[Code that draws figures]

━━━━━━━━━━━━━━━━━━━━

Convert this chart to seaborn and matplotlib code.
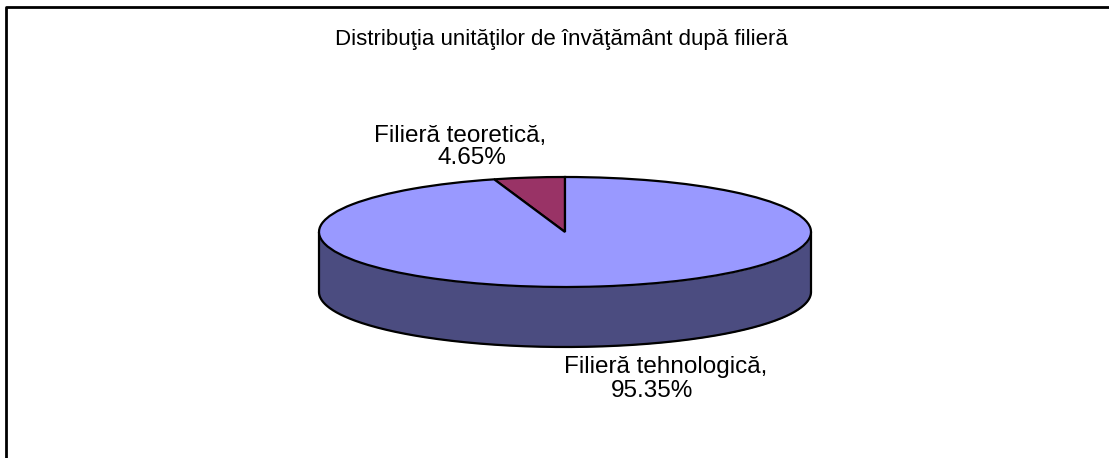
import numpy as np
import matplotlib
matplotlib.use("Agg")
import matplotlib.pyplot as plt
from matplotlib.lines import Line2D
import seaborn as sns

# date
categorii = ["Filieră teoretică", "Filieră tehnologică"]
procente = [4.65, 95.35]
culori_sus = ["#993366", "#9999FF"]
culoare_lateral = "#4B4C80"
titlu = "Distribuţia unităţilor de învăţământ după filieră"

sns.set_theme(style="white")
plt.rcParams["font.family"] = ["Liberation Sans", "DejaVu Sans"]

W, H = 1109, 458
fig = plt.figure(figsize=(W / 100, H / 100), dpi=100)

# ramă (doar stânga şi sus sunt vizibile)
fig.add_artist(Line2D([6 / W, 6 / W, 1.0], [0.0, 1 - 7 / H, 1 - 7 / H],
                      transform=fig.transFigure, color="black", lw=2))

fig.text(561 / W, 1 - 40 / H, titlu, ha="center", va="center", fontsize=16, color="black")

# axe pentru plăcinta eliptică
rx, ry = 246, 55          # raze in pixeli
cx, cy = 565, H - 232     # centru (de jos)
L, M = 1.2, 2.5
aw, ah = 2 * L * rx, 2 * M * ry
ax = fig.add_axes([(cx - aw / 2) / W, (cy - ah / 2) / H, aw / W, ah / H])

adancime = 60 / ry

# partea laterală (faţa)
t = np.linspace(np.pi, 2 * np.pi, 300)
xs, ys = np.cos(t), np.sin(t)
ax.fill_between(xs, ys, ys - adancime, color=culoare_lateral, lw=0, zorder=1)
ax.plot(xs, ys - adancime, color="black", lw=1.6, zorder=2)
ax.plot([-1, -1], [0, -adancime], color="black", lw=1.6, zorder=2)
ax.plot([1, 1], [0, -adancime], color="black", lw=1.6, zorder=2)

ax.pie(procente, colors=culori_sus, startangle=90, counterclock=True,
       wedgeprops={"edgecolor": "black", "linewidth": 1.6, "zorder": 3})
ax.set_aspect("auto")
ax.set_xlim(-L, L)
ax.set_ylim(-M, M)
ax.axis("off")

# etichete (două rânduri, poziţionate separat)
pozitii = [((460, 136), (472, 158)), ((666, 367), (652, 391))]
for nume, p, (p1, p2) in zip(categorii, procente, pozitii):
    fig.text(p1[0] / W, 1 - p1[1] / H, f"{nume},", ha="center", va="center",
             fontsize=17.5, color="black")
    fig.text(p2[0] / W, 1 - p2[1] / H, f"{p:.2f}%", ha="center", va="center",
             fontsize=17.5, color="black")

fig.savefig("out.png", dpi=100, facecolor="white")
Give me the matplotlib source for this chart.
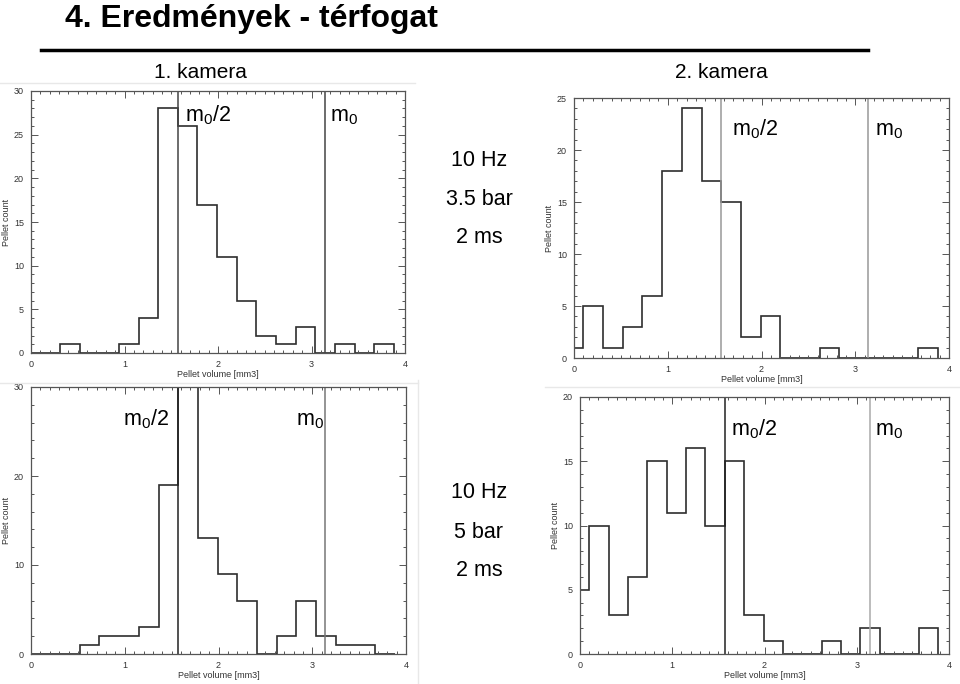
import matplotlib
matplotlib.use("Agg")
import matplotlib.pyplot as plt
from matplotlib.lines import Line2D
from matplotlib.ticker import MultipleLocator

plt.rcParams['font.family'] = ['Liberation Sans', 'DejaVu Sans']
plt.rcParams['mathtext.fontset'] = 'custom'
plt.rcParams['mathtext.rm'] = 'Liberation Sans'
plt.rcParams['mathtext.it'] = 'Liberation Sans'

# histogram bin edges (mm3), shared by all four panels
bin_edges = [-0.11, 0.10, 0.31, 0.52, 0.73, 0.94, 1.15, 1.36, 1.57, 1.78,
             1.99, 2.20, 2.41, 2.62, 2.83, 3.04, 3.25, 3.46, 3.67, 3.88]

# pellet counts per bin
cam1_35bar = [0, 0, 1, 0, 0, 1, 4, 28, 26, 17, 11, 6, 2, 1, 3, 0, 1, 0, 1]
cam2_35bar = [1, 5, 1, 3, 6, 18, 24, 17, 15, 2, 4, 0, 0, 1, 0, 0, 0, 0, 1]
cam1_5bar = [0, 0, 0, 1, 2, 2, 3, 19, 34, 13, 9, 6, 0, 2, 6, 2, 1, 1, 0]
cam2_5bar = [5, 10, 3, 6, 15, 11, 16, 10, 15, 3, 1, 0, 0, 1, 0, 2, 0, 0, 2]

m0 = 3.14
m0_half = 1.57

W, H = 960, 684
fig = plt.figure(figsize=(W / 100, H / 100), dpi=100)


def px_axes(left, top, right, bottom):
    return fig.add_axes([left / W, 1 - bottom / H, (right - left) / W, (bottom - top) / H])


def setup(ax, ymax, ymajor, yminor):
    ax.set_xlim(0, 4)
    ax.set_ylim(0, ymax)
    ax.xaxis.set_major_locator(MultipleLocator(1))
    ax.xaxis.set_minor_locator(MultipleLocator(0.1))
    ax.yaxis.set_major_locator(MultipleLocator(ymajor))
    ax.yaxis.set_minor_locator(MultipleLocator(yminor))
    ax.tick_params(which='both', direction='in', top=True, right=True,
                   colors='#555555', labelcolor='#333333', labelsize=6.5, width=0.7)
    ax.tick_params(which='major', length=5, pad=5)
    ax.tick_params(which='minor', length=2.5)
    for s in ax.spines.values():
        s.set_color('#555555')
        s.set_linewidth(0.9)
    ax.set_xlabel('Pellet volume [mm3]', fontsize=6.5, color='#333333', labelpad=1)
    ax.set_ylabel('Pellet count', fontsize=6.5, color='#333333', labelpad=2)


panels = [
    # counts, axes box (px), ymax, major, minor, line colours, label spots
    (cam1_35bar, (31, 91, 405, 353), 30, 5, 1, ('#444444', '#444444'),
     [(m0_half + 0.08, 26.5, 'left'), (m0 + 0.06, 26.5, 'left')]),
    (cam2_35bar, (574, 98, 949, 358), 25, 5, 1, ('#999999', '#999999'),
     [(m0_half + 0.11, 21.4, 'left'), (m0 + 0.07, 21.4, 'left')]),
    (cam1_5bar, (31, 387, 406, 654), 30, 10, 2, ('#222222', '#777777'),
     [(m0_half - 0.1, 25.7, 'right'), (m0 - 0.01, 25.7, 'right')]),
    (cam2_5bar, (580, 397, 949, 654), 20, 5, 1, ('#222222', '#aaaaaa'),
     [(m0_half + 0.07, 17.0, 'left'), (m0 + 0.06, 17.0, 'left')]),
]

for counts, box, ymax, ymaj, ymin, lcols, spots in panels:
    ax = px_axes(*box)
    setup(ax, ymax, ymaj, ymin)
    ax.stairs(counts, bin_edges, baseline=0, color='#2e2e2e', linewidth=1.2)
    ax.axvline(m0_half, color=lcols[0], linewidth=1.1)
    ax.axvline(m0, color=lcols[1], linewidth=1.1)
    ax.text(spots[0][0], spots[0][1], r'$\mathregular{m_0/2}$', fontsize=15.5,
            ha=spots[0][2], va='baseline')
    ax.text(spots[1][0], spots[1][1], r'$\mathregular{m_0}$', fontsize=15.5,
            ha=spots[1][2], va='baseline')

# faint screenshot borders around the pasted plots
for x0, y0, x1, y1 in [(0, 83, 415, 83), (418, 380, 418, 684), (545, 387, 960, 387),
                       (0, 383, 418, 383)]:
    fig.add_artist(Line2D([x0 / W, x1 / W], [1 - y0 / H, 1 - y1 / H],
                          color='#e8e8e8', linewidth=1))

# title and underline
fig.text(65 / W, 1 - 27 / H, '4. Eredmények - térfogat', fontsize=23,
         fontweight='bold', ha='left', va='baseline')
fig.add_artist(Line2D([41 / W, 868 / W], [1 - 50 / H, 1 - 50 / H],
                      color='black', linewidth=2.5))

fig.text(200 / W, 1 - 72 / H, '1. kamera', fontsize=15, ha='center', va='center')
fig.text(721 / W, 1 - 73 / H, '2. kamera', fontsize=15, ha='center', va='center')

for label, y in [('10 Hz', 160), ('3.5 bar', 199), ('2 ms', 237)]:
    fig.text(479 / W, 1 - y / H, label, fontsize=15.5, ha='center', va='center')
for label, y in [('10 Hz', 493), ('5 bar', 532), ('2 ms', 570)]:
    fig.text(479 / W, 1 - y / H, label, fontsize=15.5, ha='center', va='center')

fig.savefig('out.png', dpi=100)
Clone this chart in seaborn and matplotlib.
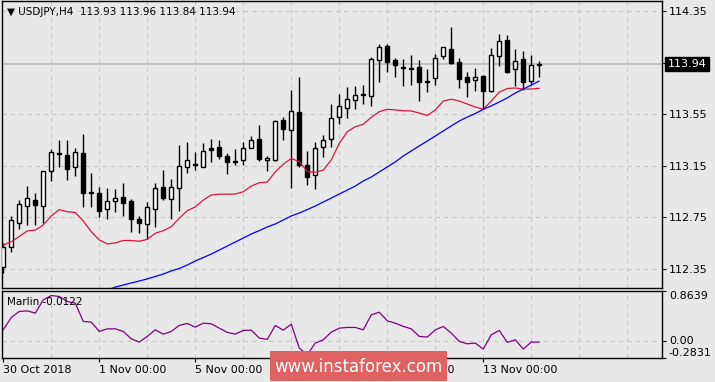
import numpy as np
import pandas as pd
import matplotlib
matplotlib.use("Agg")
import matplotlib.pyplot as plt
from matplotlib.patches import Rectangle
import seaborn as sns

# ---- data (USDJPY H4) ----
opens = [112.366, 112.523, 112.709, 112.841, 112.885, 112.838, 113.112, 113.244, 113.234, 113.138,
         113.247, 112.947, 112.937, 112.813, 112.880, 112.906, 112.880, 112.738, 112.697, 112.813,
         112.983, 112.895, 112.976, 113.138, 113.162, 113.143, 113.288, 113.293, 113.224, 113.190,
         113.193, 113.290, 113.355, 113.193, 113.193, 113.505, 113.428, 113.567, 113.156, 113.076,
         113.293, 113.355, 113.526, 113.600, 113.658, 113.707, 113.691, 113.970, 114.079, 113.970,
         113.914, 113.906, 113.914, 113.807, 113.828, 114.001, 114.053, 113.955, 113.836, 113.813,
         113.846, 113.728, 114.001, 114.125, 113.898, 113.976, 113.810, 113.930]
highs = [112.552, 112.761, 112.885, 112.993, 112.937, 113.110, 113.278, 113.350, 113.350, 113.286,
         113.397, 113.097, 112.988, 112.976, 112.968, 113.019, 112.890, 112.761, 112.872, 113.019,
         113.117, 113.045, 113.311, 113.334, 113.257, 113.325, 113.358, 113.350, 113.247, 113.278,
         113.334, 113.381, 113.466, 113.226, 113.505, 113.526, 113.738, 113.838, 113.265, 113.334,
         113.386, 113.629, 113.707, 113.758, 113.769, 113.776, 113.991, 114.092, 114.092, 113.983,
         113.980, 114.009, 113.970, 113.898, 114.017, 114.072, 114.224, 113.983, 113.879, 113.910,
         113.850, 114.061, 114.172, 114.162, 114.053, 114.042, 114.009, 113.960]
lows = [112.319, 112.484, 112.662, 112.691, 112.693, 112.704, 113.035, 113.138, 113.040, 113.071,
        112.833, 112.828, 112.755, 112.740, 112.794, 112.761, 112.639, 112.632, 112.580, 112.673,
        112.885, 112.735, 112.802, 113.092, 113.117, 113.140, 113.177, 113.205, 113.089, 113.154,
        113.159, 113.288, 113.190, 113.112, 113.190, 113.350, 112.980, 113.141, 113.001, 112.968,
        113.221, 113.298, 113.472, 113.518, 113.593, 113.629, 113.614, 113.800, 113.879, 113.841,
        113.771, 113.776, 113.655, 113.724, 113.774, 113.976, 113.943, 113.755, 113.686, 113.732,
        113.588, 113.720, 113.926, 113.870, 113.769, 113.738, 113.774, 113.840]
closes = [112.521, 112.730, 112.854, 112.898, 112.849, 113.107, 113.255, 113.250, 113.123, 113.255,
          112.942, 112.937, 112.802, 112.877, 112.898, 112.864, 112.740, 112.704, 112.828, 112.976,
          112.903, 112.983, 113.148, 113.193, 113.156, 113.262, 113.272, 113.226, 113.182, 113.180,
          113.286, 113.348, 113.203, 113.208, 113.497, 113.433, 113.575, 113.156, 113.066, 113.286,
          113.348, 113.518, 113.616, 113.665, 113.697, 113.701, 113.976, 114.069, 113.952, 113.929,
          113.908, 113.901, 113.802, 113.800, 113.983, 114.069, 113.945, 113.825, 113.802, 113.836,
          113.732, 114.007, 114.115, 113.879, 113.965, 113.802, 113.929, 113.940]

# fast moving average (red)
ma_fast = [112.536, 112.562, 112.602, 112.645, 112.652, 112.691, 112.761, 112.810, 112.794, 112.788,
           112.722, 112.639, 112.575, 112.544, 112.552, 112.571, 112.571, 112.565, 112.580, 112.627,
           112.647, 112.678, 112.743, 112.802, 112.831, 112.885, 112.924, 112.930, 112.930, 112.931,
           112.949, 112.993, 113.019, 113.024, 113.102, 113.162, 113.207, 113.182, 113.104, 113.100,
           113.117, 113.195, 113.324, 113.414, 113.453, 113.472, 113.526, 113.569, 113.588, 113.583,
           113.577, 113.575, 113.559, 113.540, 113.583, 113.652, 113.666, 113.652, 113.629, 113.606,
           113.588, 113.652, 113.721, 113.749, 113.753, 113.745, 113.745, 113.751]

# slow moving average (blue), starts below the visible range
ma_slow = [np.nan] * 13 + [
           112.187, 112.210, 112.226, 112.242, 112.257, 112.273, 112.292, 112.311, 112.335, 112.354,
           112.381, 112.412, 112.439, 112.466, 112.497, 112.528, 112.559, 112.590, 112.621, 112.648,
           112.676, 112.699, 112.730, 112.761, 112.784, 112.811, 112.838, 112.869, 112.900, 112.931,
           112.962, 112.993, 113.032, 113.063, 113.102, 113.141, 113.180, 113.226, 113.265, 113.304,
           113.342, 113.381, 113.420, 113.459, 113.497, 113.528, 113.555, 113.588, 113.614, 113.645,
           113.676, 113.714, 113.745, 113.776, 113.807]

marlin = [0.197, 0.408, 0.510, 0.520, 0.481, 0.707, 0.782, 0.765, 0.680, 0.651,
          0.340, 0.328, 0.170, 0.214, 0.214, 0.170, 0.044, -0.012, 0.085, 0.197,
          0.124, 0.170, 0.272, 0.306, 0.243, 0.311, 0.299, 0.226, 0.153, 0.124,
          0.187, 0.192, 0.056, 0.034, 0.272, 0.192, 0.294, -0.114, -0.228, -0.029,
          0.027, 0.158, 0.226, 0.238, 0.238, 0.197, 0.452, 0.498, 0.350, 0.311,
          0.255, 0.214, 0.085, 0.073, 0.197, 0.255, 0.141, 0.000, -0.041, -0.029,
          -0.131, 0.112, 0.187, -0.017, 0.027, -0.131, -0.012, -0.0122]

price_ticks = [112.35, 112.75, 113.15, 113.55, 113.95, 114.35]
price_labels = ["112.35", "112.75", "113.15", "113.55", "", "114.35"]
date_ticks = [0, 12, 24, 36, 48, 60]
date_labels = ["30 Oct 2018", "1 Nov 00:00", "5 Nov 00:00", "7 Nov 00:00", "9 Nov 00:00", "13 Nov 00:00"]

df = pd.DataFrame({"open": opens, "high": highs, "low": lows, "close": closes,
                   "ma_fast": ma_fast, "ma_slow": ma_slow, "marlin": marlin})
df["idx"] = np.arange(len(df))

# ---- style ----
bg = "#e8e8e8"
sns.set_theme(style="white")
plt.rcParams["font.family"] = ["DejaVu Sans"]
plt.rcParams["axes.facecolor"] = bg
plt.rcParams["figure.facecolor"] = bg

fig = plt.figure(figsize=(7.15, 3.82), dpi=100)
ax = fig.add_axes([2 / 715, 1 - 288 / 382, 660 / 715, 287 / 382])
ax2 = fig.add_axes([2 / 715, 1 - 358 / 382, 660 / 715, 67.3 / 382])

grid_kw = dict(color="#c4c4c4", linewidth=0.75, linestyle=(0, (4, 4)), zorder=0)

# ---- main price panel ----
for a in (ax, ax2):
    for i in range(6, 83, 6):
        a.axvline(i, **grid_kw)
for p in price_ticks:
    ax.axhline(p, **grid_kw)

# bid line
ax.axhline(closes[-1], color="#c0c0c0", linewidth=1.4, zorder=1)

# candles
bull = df["close"] >= df["open"]
ax.vlines(df["idx"], df["low"], df["high"], color="black", linewidth=1.0, zorder=2)
body_h = (df["close"] - df["open"]).abs().clip(lower=0.006)
body_b = df[["open", "close"]].min(axis=1)
ax.bar(df["idx"][bull], body_h[bull], bottom=body_b[bull], width=0.5,
       color="white", edgecolor="black", linewidth=1.0, zorder=3)
ax.bar(df["idx"][~bull], body_h[~bull], bottom=body_b[~bull], width=0.5,
       color="black", edgecolor="black", linewidth=1.0, zorder=3)

sns.lineplot(data=df, x="idx", y="ma_fast", ax=ax, color="#dc143c", linewidth=0.9, zorder=4)
sns.lineplot(data=df, x="idx", y="ma_slow", ax=ax, color="#0000ff", linewidth=0.9, zorder=4)

ax.set_xlim(-0.16, 82.34)
ax.set_ylim(112.2027, 114.4275)
ax.set_xticks([])
ax.set_yticks(price_ticks, labels=price_labels)
ax.yaxis.tick_right()
ax.tick_params(axis="y", right=True, left=False, length=3, width=0.8, pad=2,
               labelsize=8, colors="black", direction="out")
ax.set_xlabel("")
ax.set_ylabel("")
for s in ax.spines.values():
    s.set_color("black")
    s.set_linewidth(1.0)

ax.text(0.007, 0.962, "\u25bc USDJPY,H4  113.93 113.96 113.84 113.94",
        transform=ax.transAxes, va="center", ha="left", fontsize=7.5, color="black")

ax.annotate("113.94", xy=(1.0, closes[-1]), xycoords=("axes fraction", "data"),
            xytext=(4, 0), textcoords="offset points", ha="left", va="center",
            fontsize=8, color="white", annotation_clip=False, zorder=10,
            bbox=dict(boxstyle="square,pad=0.2", fc="black", ec="black"))

# ---- Marlin panel ----
ax2.axhline(0, **grid_kw)
sns.lineplot(data=df, x="idx", y="marlin", ax=ax2, color="#800080", linewidth=0.9, zorder=3)
ax2.set_xlim(-0.16, 82.34)
ax2.set_ylim(-0.2831, 0.8639)
ax2.set_yticks([-0.2831, 0.0, 0.8639], labels=["-0.2831", "0.00", "0.8639"])
ax2.yaxis.tick_right()
ax2.tick_params(axis="y", right=True, left=False, length=3, width=0.8, pad=2,
                labelsize=8, colors="black")
for lab, va in zip(ax2.get_yticklabels(), ["bottom", "center", "top"]):
    lab.set_va(va)
ax2.set_xticks(date_ticks, labels=date_labels)
ax2.tick_params(axis="x", bottom=True, length=3, width=0.8, pad=2, labelsize=8, colors="black")
for lab in ax2.get_xticklabels():
    lab.set_ha("left")
ax2.set_xlabel("")
ax2.set_ylabel("")
for s in ax2.spines.values():
    s.set_color("black")
    s.set_linewidth(1.0)

ax2.text(0.007, 0.832, "Marlin -0.0122", transform=ax2.transAxes,
         va="center", ha="left", fontsize=7.5, color="black")

# ---- watermark ----
fig.patches.append(Rectangle((270 / 715, 1 - 381 / 382), 177 / 715, 30 / 382,
                             transform=fig.transFigure, facecolor="#de6262",
                             edgecolor="none", zorder=20))
fig.text(358 / 715, 1 - 367 / 382, "www.instaforex.com", color="white",
         fontsize=12, ha="center", va="center", zorder=21)

fig.savefig("out.png", dpi=100, facecolor=bg)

━━━━━━━━━━━━━━━━━━━━

* [Your instructions] Supply the count of lines in the entries that contain the word "this", and nothing besides.

* [Correct answer] 3